WHAT IS ASKED:
Extract exactly the run of lines starting at the line that holds "Write a component" and ending at the line that holds "import * as d3 from 'd3'", both included.

[PROVIDED RECORDS start]

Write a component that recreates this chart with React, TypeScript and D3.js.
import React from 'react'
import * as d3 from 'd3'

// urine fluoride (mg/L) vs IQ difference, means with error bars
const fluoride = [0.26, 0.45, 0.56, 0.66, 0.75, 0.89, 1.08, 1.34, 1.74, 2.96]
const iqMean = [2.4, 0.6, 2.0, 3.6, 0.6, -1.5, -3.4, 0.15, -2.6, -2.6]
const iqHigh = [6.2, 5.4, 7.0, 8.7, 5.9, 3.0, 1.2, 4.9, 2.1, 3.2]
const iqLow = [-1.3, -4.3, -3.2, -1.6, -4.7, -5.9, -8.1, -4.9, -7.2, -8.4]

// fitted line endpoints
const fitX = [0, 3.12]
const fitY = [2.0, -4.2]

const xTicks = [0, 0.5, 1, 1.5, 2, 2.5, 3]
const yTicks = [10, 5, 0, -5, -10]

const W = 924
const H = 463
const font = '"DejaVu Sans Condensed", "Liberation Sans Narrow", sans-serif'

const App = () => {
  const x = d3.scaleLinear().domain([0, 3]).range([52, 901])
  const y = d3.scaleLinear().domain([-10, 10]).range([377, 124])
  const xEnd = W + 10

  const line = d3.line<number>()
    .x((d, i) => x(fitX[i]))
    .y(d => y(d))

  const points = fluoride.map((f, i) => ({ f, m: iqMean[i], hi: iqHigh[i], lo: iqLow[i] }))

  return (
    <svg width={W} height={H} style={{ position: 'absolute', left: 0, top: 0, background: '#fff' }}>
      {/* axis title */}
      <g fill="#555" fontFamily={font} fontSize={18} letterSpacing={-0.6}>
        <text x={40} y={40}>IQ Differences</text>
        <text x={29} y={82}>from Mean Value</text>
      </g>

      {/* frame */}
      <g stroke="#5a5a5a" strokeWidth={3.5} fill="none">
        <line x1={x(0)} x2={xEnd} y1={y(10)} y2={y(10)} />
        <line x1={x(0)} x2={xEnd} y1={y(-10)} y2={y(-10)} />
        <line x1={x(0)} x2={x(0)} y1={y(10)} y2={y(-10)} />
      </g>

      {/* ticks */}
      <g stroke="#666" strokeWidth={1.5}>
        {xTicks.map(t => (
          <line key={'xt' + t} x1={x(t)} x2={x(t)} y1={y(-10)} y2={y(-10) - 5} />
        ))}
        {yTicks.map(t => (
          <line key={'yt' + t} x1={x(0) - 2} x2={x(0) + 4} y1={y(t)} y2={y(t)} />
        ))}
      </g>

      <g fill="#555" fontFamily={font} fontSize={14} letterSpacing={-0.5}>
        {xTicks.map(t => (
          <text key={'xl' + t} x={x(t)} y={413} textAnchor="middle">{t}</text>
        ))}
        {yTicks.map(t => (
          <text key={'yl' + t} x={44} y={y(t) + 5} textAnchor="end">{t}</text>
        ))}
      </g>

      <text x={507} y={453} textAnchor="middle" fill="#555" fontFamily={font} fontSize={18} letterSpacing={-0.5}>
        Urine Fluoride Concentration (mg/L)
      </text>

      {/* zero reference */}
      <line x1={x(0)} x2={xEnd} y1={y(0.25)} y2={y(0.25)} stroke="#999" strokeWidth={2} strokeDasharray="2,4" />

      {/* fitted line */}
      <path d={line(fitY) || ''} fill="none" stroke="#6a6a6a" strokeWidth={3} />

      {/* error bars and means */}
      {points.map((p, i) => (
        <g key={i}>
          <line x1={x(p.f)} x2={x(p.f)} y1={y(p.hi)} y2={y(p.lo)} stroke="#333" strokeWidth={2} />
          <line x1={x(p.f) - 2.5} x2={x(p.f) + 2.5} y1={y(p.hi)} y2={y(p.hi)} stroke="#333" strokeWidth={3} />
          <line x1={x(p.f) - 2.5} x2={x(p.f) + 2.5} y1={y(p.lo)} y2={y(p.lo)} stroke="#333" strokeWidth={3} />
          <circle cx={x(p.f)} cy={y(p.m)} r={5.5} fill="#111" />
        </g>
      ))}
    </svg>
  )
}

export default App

[PROVIDED RECORDS end]
[PROVIDED RECORDS start]

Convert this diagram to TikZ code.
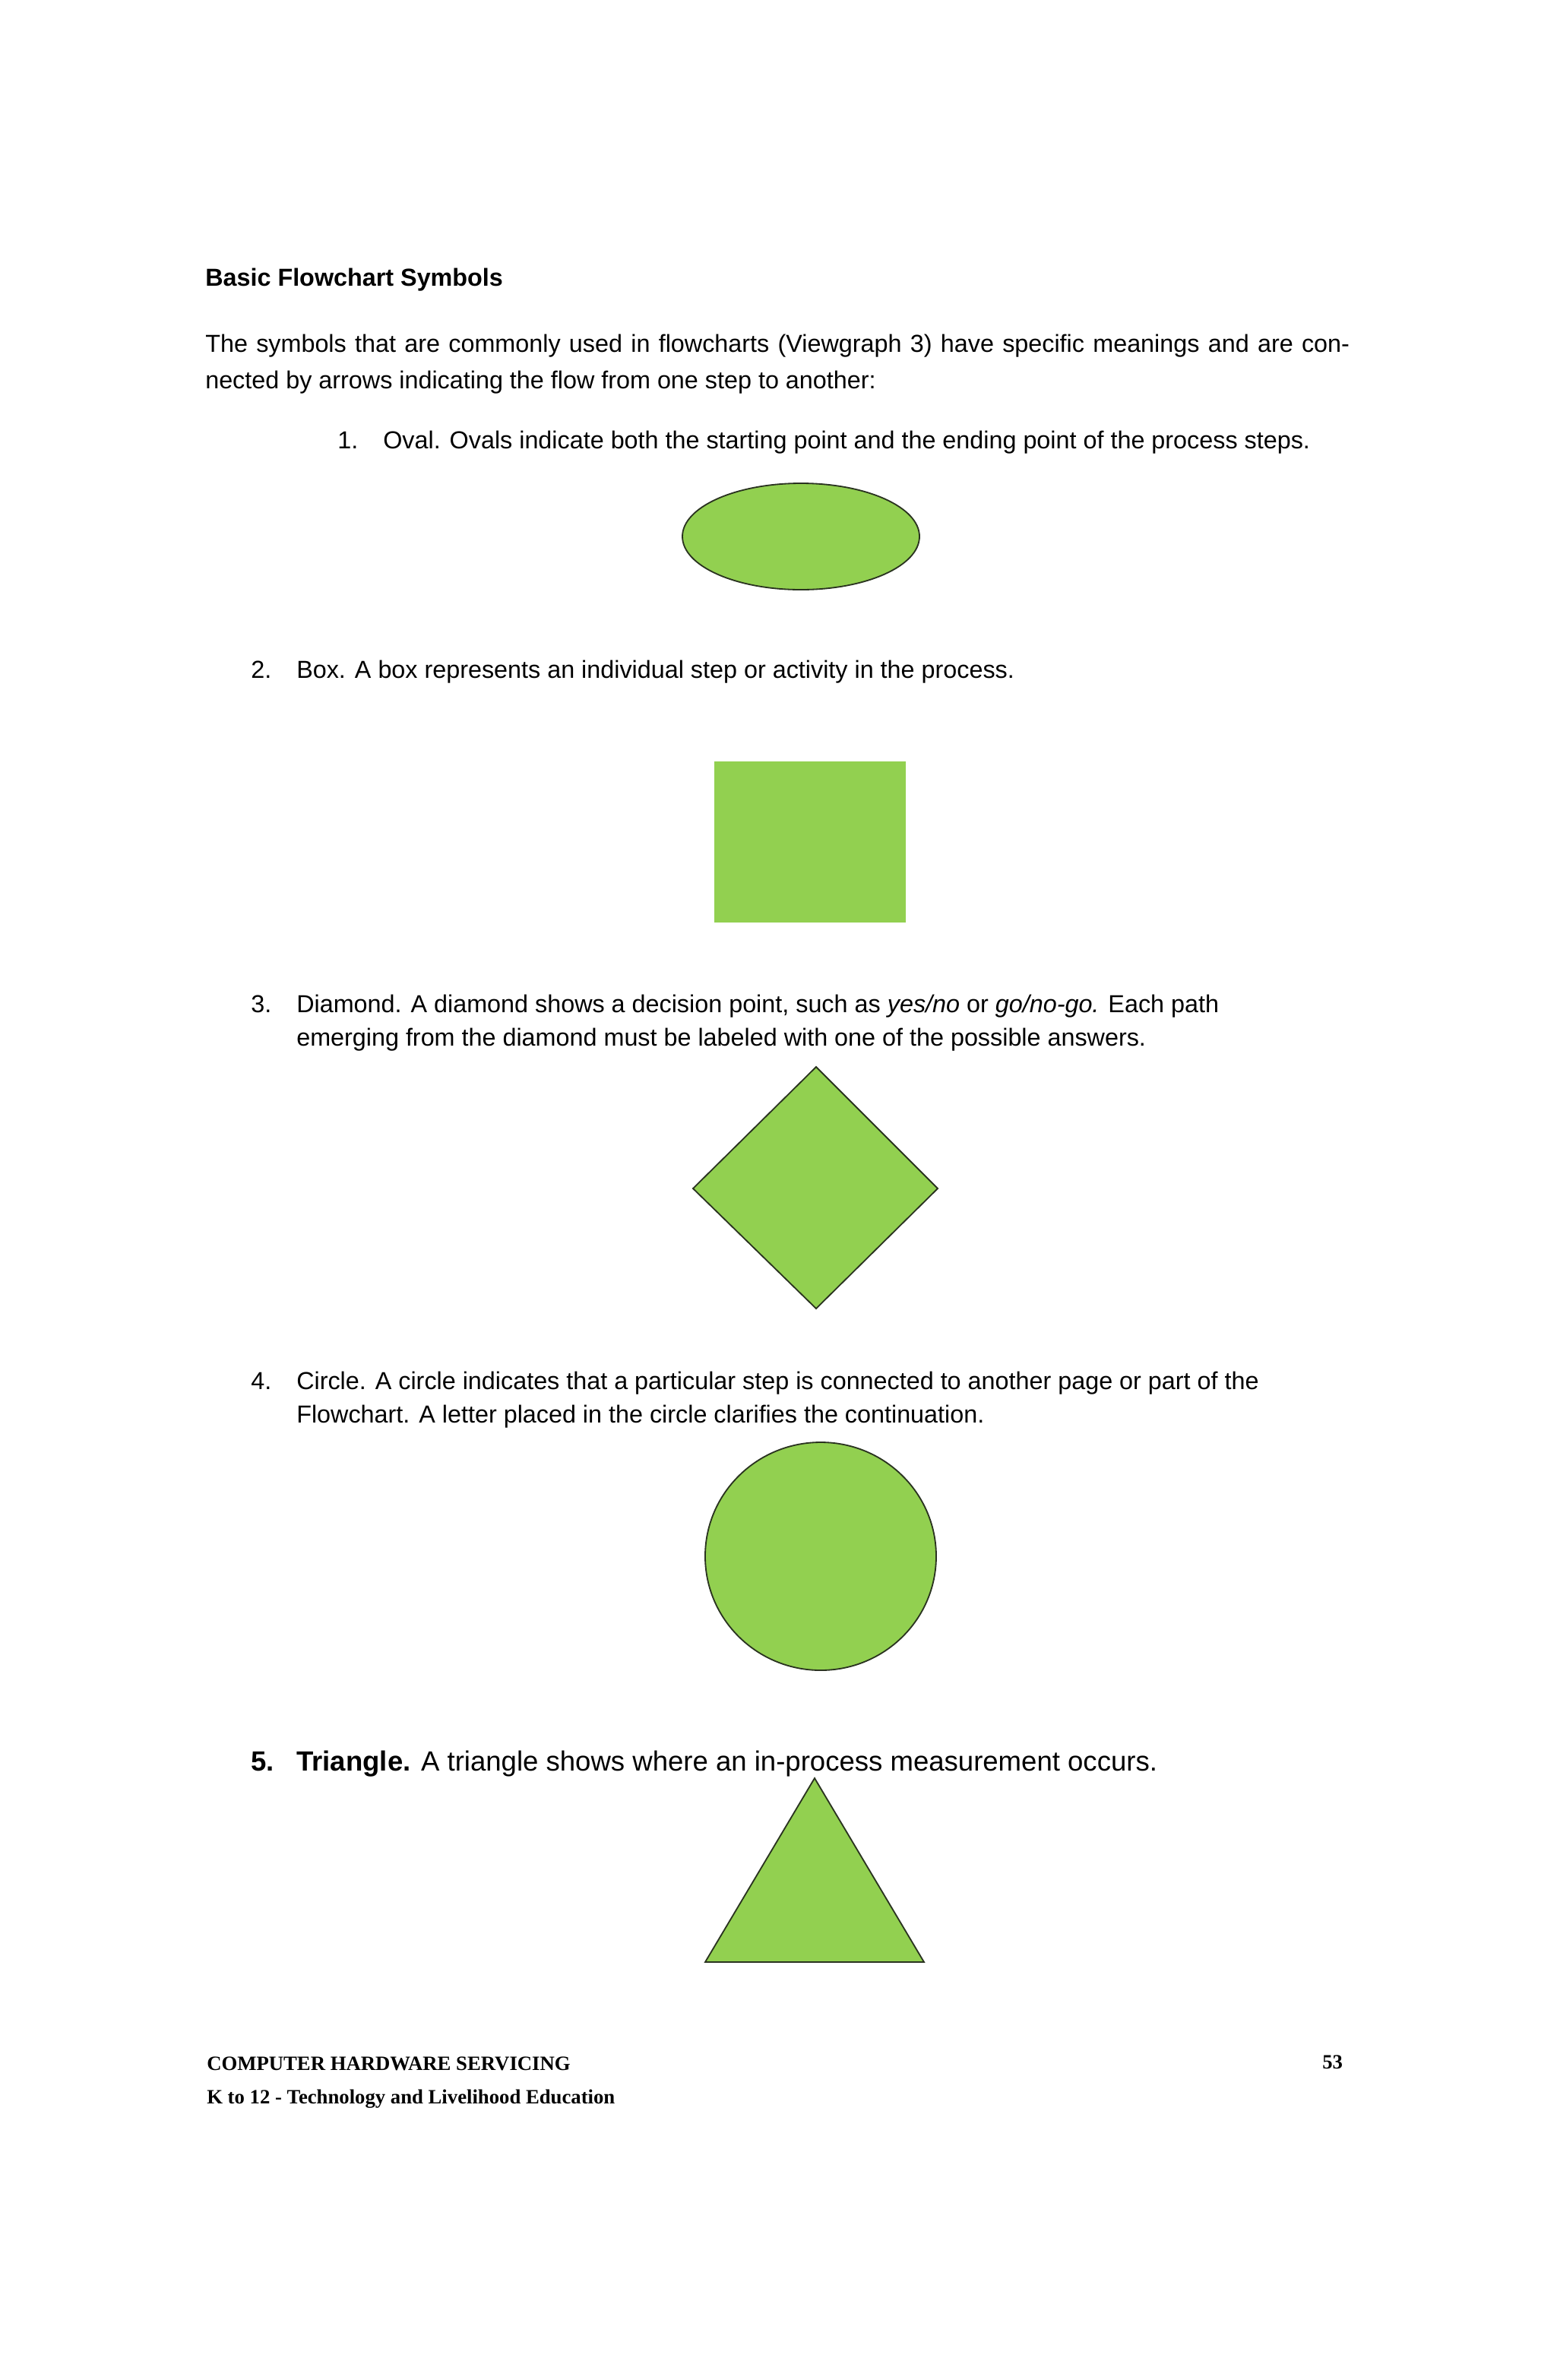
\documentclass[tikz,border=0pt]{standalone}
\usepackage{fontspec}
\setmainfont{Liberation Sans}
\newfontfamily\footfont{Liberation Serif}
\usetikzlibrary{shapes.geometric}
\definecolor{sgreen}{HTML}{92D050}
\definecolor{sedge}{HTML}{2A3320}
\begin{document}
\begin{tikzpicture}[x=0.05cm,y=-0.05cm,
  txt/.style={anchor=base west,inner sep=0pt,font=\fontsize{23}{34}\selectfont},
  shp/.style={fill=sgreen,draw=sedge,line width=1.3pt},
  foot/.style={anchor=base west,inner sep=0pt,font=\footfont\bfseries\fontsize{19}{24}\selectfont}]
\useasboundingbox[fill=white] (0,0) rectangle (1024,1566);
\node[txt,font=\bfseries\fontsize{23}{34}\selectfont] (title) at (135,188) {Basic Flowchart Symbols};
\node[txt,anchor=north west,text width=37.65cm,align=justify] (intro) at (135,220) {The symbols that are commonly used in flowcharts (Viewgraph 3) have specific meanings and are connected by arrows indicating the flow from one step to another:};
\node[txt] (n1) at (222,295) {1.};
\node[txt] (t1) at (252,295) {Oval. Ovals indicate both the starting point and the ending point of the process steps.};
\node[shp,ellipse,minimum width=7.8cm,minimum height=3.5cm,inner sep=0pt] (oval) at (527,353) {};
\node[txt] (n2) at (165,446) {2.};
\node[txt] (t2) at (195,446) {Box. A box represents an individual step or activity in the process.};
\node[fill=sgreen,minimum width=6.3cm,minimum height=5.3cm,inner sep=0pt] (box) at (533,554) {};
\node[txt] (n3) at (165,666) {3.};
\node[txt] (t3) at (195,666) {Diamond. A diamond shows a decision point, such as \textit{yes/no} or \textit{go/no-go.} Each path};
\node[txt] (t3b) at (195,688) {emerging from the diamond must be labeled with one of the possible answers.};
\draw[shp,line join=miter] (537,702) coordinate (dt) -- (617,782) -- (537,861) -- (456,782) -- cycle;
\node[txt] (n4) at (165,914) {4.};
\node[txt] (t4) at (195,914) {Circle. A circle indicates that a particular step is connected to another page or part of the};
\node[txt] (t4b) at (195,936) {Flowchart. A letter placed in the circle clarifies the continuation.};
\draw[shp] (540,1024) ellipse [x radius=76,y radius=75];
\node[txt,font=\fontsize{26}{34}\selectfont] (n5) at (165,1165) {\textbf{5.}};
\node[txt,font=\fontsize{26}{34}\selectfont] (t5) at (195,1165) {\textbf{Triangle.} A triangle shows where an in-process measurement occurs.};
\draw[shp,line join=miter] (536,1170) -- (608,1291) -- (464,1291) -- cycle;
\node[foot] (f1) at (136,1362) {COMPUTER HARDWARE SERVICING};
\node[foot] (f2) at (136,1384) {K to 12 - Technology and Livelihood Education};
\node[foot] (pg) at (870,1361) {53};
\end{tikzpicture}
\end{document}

[PROVIDED RECORDS end]
[PROVIDED RECORDS start]

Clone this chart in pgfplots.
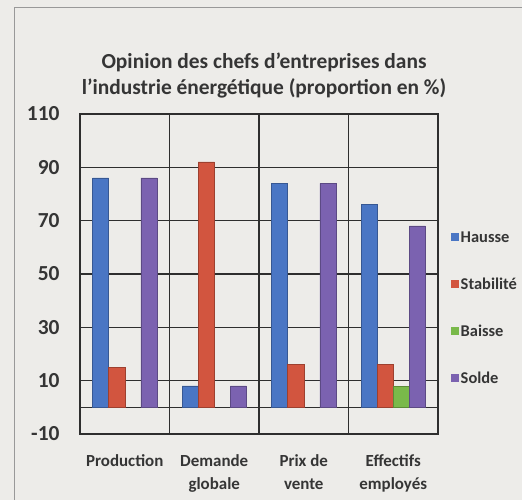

[PROVIDED RECORDS end]

TASK SOLUTION:
Write a component that recreates this chart with React, TypeScript and D3.js.
import React from 'react'
import * as d3 from 'd3'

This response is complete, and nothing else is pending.